Naaz Bax- Capacity Media.png
Naaz Bax- Capacity Media.png

For Naaz Bax, founder and CEO of Team Bax, being both a carer and someone living with a chronic illness has redefined not just her outlook on life, but the way she sees the future of inclusion in the workplace.

“One minute my life looked a certain way. The next, I was the mother of an amputee,” she recalls.

In 2021, she and her husband, Andy, received a call from their son Blue, revealing that he’d been in a serious car accident that would change their lives forever.

“At first, we were told it was ‘just’ a broken ankle,” she says. “But as the night unfolded, we realised the situation was far more serious. Blue was airlifted to Boston, and despite the surgeons’ best efforts, his leg couldn’t be saved. He had a below-the-knee amputation.”

That night, Bax sat at her son’s side, facing the unimaginable. “Blue looked at me, with more courage than I’ve ever seen, and said, ‘I’m just thankful to be alive. Let’s go.’”

That moment changed everything.

“I put out a post explaining what had happened. I couldn’t even speak to family at the time—it was too emotional. But the messages, calls, texts, emails… they were overwhelming in the best way. It made me realise: we are a community. Telecoms is a community. And within that, the subsea sector is even tighter.”

‘That outpouring of support became a turning point- a catalyst not only for personal reflection, but for asking deeper questions about inclusion, visibility, and how society treats disability, both visible and hidden.

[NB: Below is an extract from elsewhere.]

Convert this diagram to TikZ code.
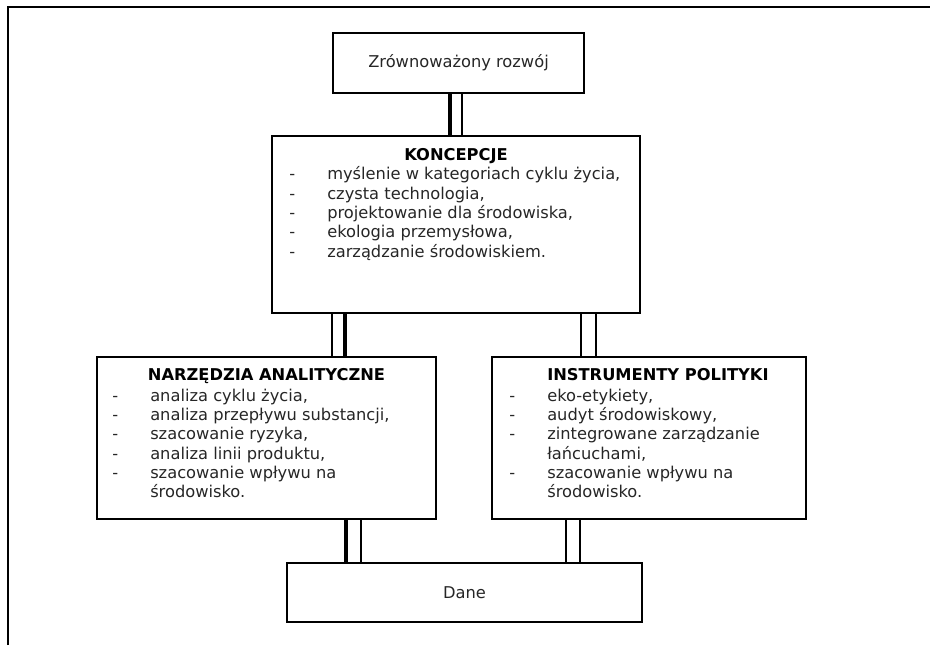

Bax has lived with lupus, an autoimmune condition, for over 25 years. “Some days, I just need to lie down and roll with it. Fatigue is a huge issue,” she says. “I’m now at the stage in my career where I can openly say, ‘I have lupus.’ There might be days when it affects me.”

But for her son, who is at the beginning of his professional journey, it’s more complicated.

“If he says, ‘I’m an amputee,’ how does that affect how people perceive him? Will an employer see him as less capable? That fear is very real—even if it’s never spoken aloud.”

This is the quiet, constant negotiation of working with chronic illness or disability. The calculation. The wondering, she says,

“If you’re choosing between an able-bodied candidate and a person with a disability,” Bax says frankly, “you might lean toward the former- because you assume there could be complications. But how do we change that mindset?”

However, her call isn’t for pity- it’s for understanding.

“I’ve learned to accept how I feel, and to understand those feelings. That’s where self-advocacy begins. I always tell my son: ‘You’ve got to advocate for yourself.’”

But even self-advocacy needs community. It needs connection. It needs workplaces- and societies- that don’t just accommodate, but include.

“I have an illness. It doesn’t define me, but it’s part of who I am. And it’s the same for my son. He’s an amputee. That’s part of him, but it doesn’t define him.”

So, how do we create spaces—at work, in our industries, and in society—where people with disabilities feel seen, heard, and included?

“Because a lot of disabled people feel isolated,” she says. “They don’t feel like they’re part of any community.”

“You never really know what someone is carrying beneath the surface’, she concludes.